Let's take a language like C++, and write a class Foo, a subclass Bar, and a Bar instance bar1. There's a superclass-to-subclass arrow pointing from Foo to Bar, which represents Bar's vtable being made by copying Foo's, and a class-to-instance arrow pointing from Bar to bar1, representing bar1's vptr being copied from Bar.

In JavaScript, on the other hand, there's no such copying; instead, there are live links. Methods are looked up on the object; if not found, the link is followed to look up the method on its prototype, and so on up the chain. So, he draws an arrow from bar1 to Bar.prototype, which its prototype link, and an arrow from Bar.prototype to Foo.prototype, representing the same thing.
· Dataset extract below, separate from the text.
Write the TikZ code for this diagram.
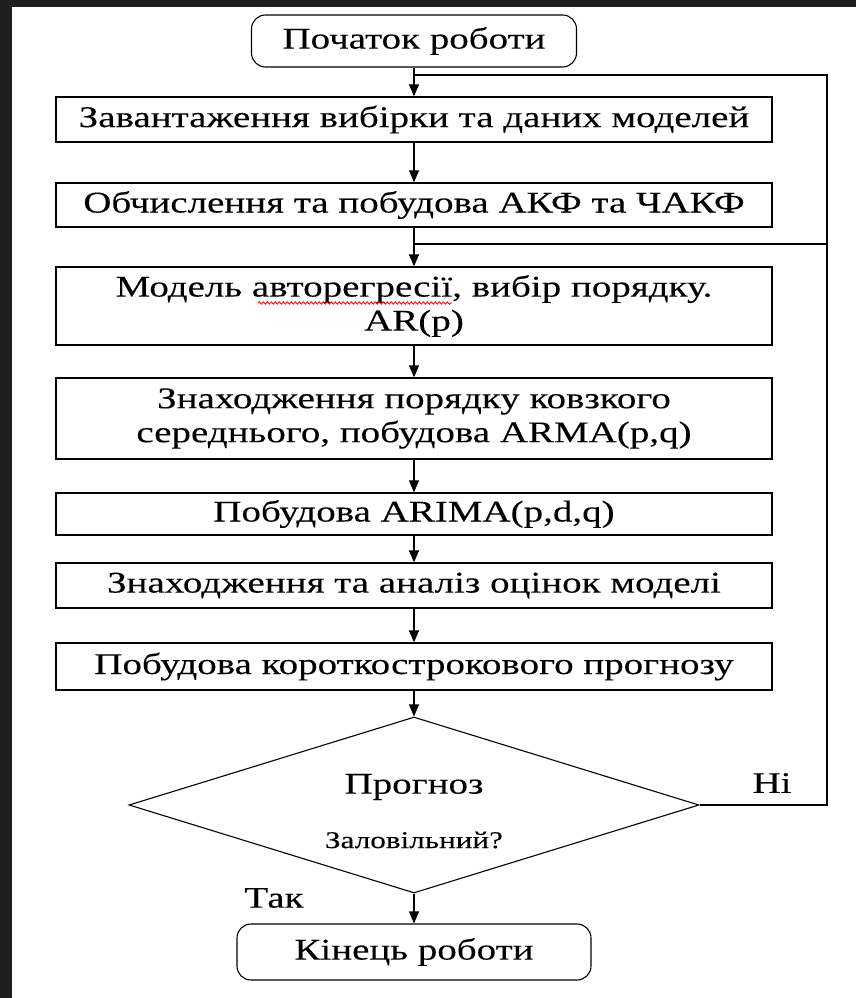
\documentclass[tikz,border=0pt]{standalone}
\usepackage{fontspec}
\setmainfont{Liberation Serif}[FakeStretch=1.3,FakeBold=0.15]
\usetikzlibrary{shapes.geometric,arrows.meta,decorations.pathmorphing}
\definecolor{frame}{HTML}{1F1F1F}
\tikzset{
  box/.style={draw=black, line width=1.3pt, fill=white, minimum width=716pt, inner sep=0pt, align=center, font=\fontsize{30}{34}\selectfont},
  term/.style={draw=black, line width=1.1pt, rounded corners=14pt, inner sep=0pt, align=center, font=\fontsize{30}{34}\selectfont},
  dec/.style={draw=black, line width=1.1pt, shape=diamond, inner sep=0pt, minimum width=570pt, minimum height=176pt, shape aspect=3.24},
  lbl/.style={inner sep=0pt, font=\fontsize{30}{34}\selectfont},
  conn/.style={draw=black, line width=1.1pt},
  arr/.style={conn, -{Triangle[length=12pt,width=10pt]}},
}
\begin{document}
\begin{tikzpicture}[x=1pt,y=-1pt]
\fill[frame] (0,0) rectangle (856,998);
\fill[white] (12,7) rectangle (856,998);
\useasboundingbox (0,0) rectangle (856,998);

\node[term, minimum width=325pt, minimum height=52pt] (start) at (414,41) {Початок роботи};
\node[box, minimum height=45pt] (b1) at (414,119.5) {Завантаження вибірки та даних моделей};
\node[box, minimum height=44pt] (b2) at (414,205) {Обчислення та побудова АКФ та ЧАКФ};
\node[box, minimum height=78pt] (b3) at (414,306) {Модель авторегресії, вибір порядку.\\AR(p)};
\node[box, minimum height=81pt] (b4) at (414,418.5) {Знаходження порядку ковзкого\\середнього, побудова ARMA(p,q)};
\node[box, minimum height=42pt] (b5) at (414,514) {Побудова ARIMA(p,d,q)};
\node[box, minimum height=45pt] (b6) at (414,585.5) {Знаходження та аналіз оцінок моделі};
\node[box, minimum height=47pt] (b7) at (414,666.5) {Побудова короткострокового прогнозу};
\node[dec] (dia) at (414,805) {};
\node[lbl] (q1) at (414,787) {Прогноз};
\node[lbl, font=\fontsize{24}{26}\selectfont] (q2) at (414,840) {Заловільний?};
\node[term, minimum width=354pt, minimum height=56pt] (end) at (414,952) {Кінець роботи};
\node[lbl] (no) at (772,783) {Ні};
\node[lbl] (yes) at (274,898) {Так};

\coordinate (j1) at (414,75);
\coordinate (j2) at (414,244);
\coordinate (r1) at (827,805);
\coordinate (r2) at (827,75);
\coordinate (r3) at (827,244);

\draw[arr] (start) -- (b1);
\draw[arr] (b1) -- (b2);
\draw[arr] (b2) -- (b3);
\draw[arr] (b3) -- (b4);
\draw[arr] (b4) -- (b5);
\draw[arr] (b5) -- (b6);
\draw[arr] (b6) -- (b7);
\draw[arr] (b7) -- (dia);
\draw[arr] (dia) -- (end);
\draw[conn] (dia.east) -- (r1) -- (r2) -- (j1);
\draw[conn] (r3) -- (j2);

\draw[red, line width=0.8pt, decorate, decoration={snake, amplitude=1.2pt, segment length=4pt}] (258,303) -- (452,303);
\end{tikzpicture}
\end{document}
But he's drawing entirely the wrong distinction. When you notice that C++, Java, and C# all do things one way, but JavaScript does things differently, it's a decent guess that the difference is prototypes vs. classes. But as soon as you toss in a few other languages, it's obvious that the guess is wrong. For example, Python and Smalltalk do things the same way as JavaScript, but they're very definitely class-based languages.

Simpson brings up some other differences between JS and other languages in the rest of the series--e.g., the fact that a JS object's constructor doesn't automatically call its prototype's constructor, while a C++ class's constructor does automatically call its base classes' constructors. But here again, Python does the same thing as JS. At any rate, the direction of the arrows is what he focuses on, so let's stick with that.

Dynamic vs. semi-dynamic lookup

If this difference isn't about prototypes vs. classes, what is it?

In Python, method lookup is dynamic. If your source code has a call to foo.spam, the compiler turns that into code that does the following, until one of them works:*
  • Ask the object to handle "spam".
  • Ask the object's __class__ to handle "spam".
  • Walk the class's superclass tree (in C3-linearized order), asking each one in turn to handle "spam".
  • Raise an AttributeError.
In JavaScript, method lookup is dynamic in exactly the same way. The compiler turns a call to foo.spam into this:
  • Ask the object to handle "spam".
  • Walk the object's prototype list, asking each one in turn to handle "spam".
  • Raise a TypeError.
The only difference is that Python has two kinds of links--instance-to-class and class-to-superclass--that JavaScript collapses into one--object-to-prototype. (And that Python has a linearized multiple inheritance tree, but let's ignore that here.)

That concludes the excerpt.